I'm not here to provide you testimony on what I must know on Bugliosi's book. I can't tell you why that piece of work was poorly done. I feel his omissions in it were evident, based on what I read from somebody who reviews many books on the subject, Jim DiEugeneo. He, in my opinion, is a one of the BEST reviewers ON the subject. Most of what I read from Bugiosi's book were sections within the reviews, plus what I thumbed through at the book store, to see if those sections existed. I'm not here to convince you as much as I am to weigh opinion based on other books I referenced or interviews I've heard. I'm still doing it and hope you are, too.

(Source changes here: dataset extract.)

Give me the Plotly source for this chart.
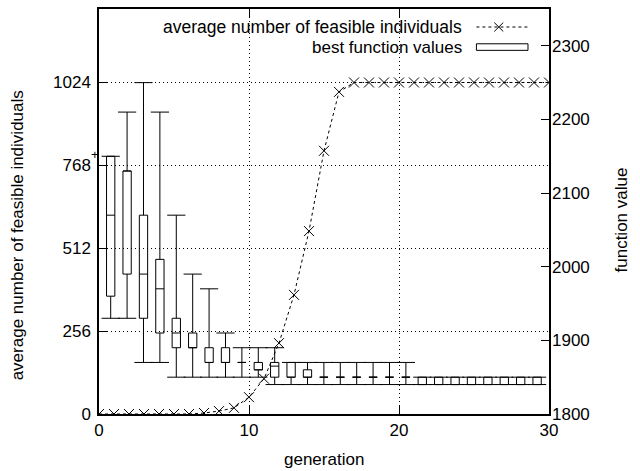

What I've done is read, read some more, then I listen. I didn't just listen to one interview or one show from Black Op Radio. I've spent a great deal of time reading and listening to old shows, newer shows, interviews, which include things such as Mae Brussel's early radio shows (she actually read the entire 26 volumes of hearings and exhibits of the WCR). I also found Col. L Fletcher Prouty's interviews to be the closest thing to first hand military coup reporting prior to and during the Kennedy assassination, and based on what his role was during it, there is nothing closer to getting an understanding of a coup d'état. It appears to HAVE happened here. This isn't a fad, it's a interest one takes over many years of wanting to understand this subject.
On the other hand, I'd like to think you've listened to actual interviews with those living during the Kennedy presidency, or those intimately involved inside the military during that time. Who would know more of the actions of Kennedy's Chiefs of Staff? Who would be able to explain a historical scheme of other coup d'état across the CIA's spectrum but by those who were probed in these interviews? Why wouldn't I be informed by reading OR listening to authors who span their works based on their research of the assassination from the late 1960s to contemporary times. This also includes examining the Zapruder frames, or reading what Specter said about the "magic bullet theory", and conclusions by the ARB. These sorts of things I've devoted time to to are in an effort to learn, not root for "my team".
Why WOULDN'T any Democrat want to learn by history in order not to repeat it? Persons living through the entire period of time when the circumstances surrounding the JFK assassination are important to this understanding. Bugliosi did not do any favors in convincing anyone that he did his homework with that book. Too often, he ridiculed the alternate conclusions rather than seek his logical conclusion and that speaks for itself. He didn't offer anything outside an ideology to conclude "Oswald did it"... which is HOGWASH.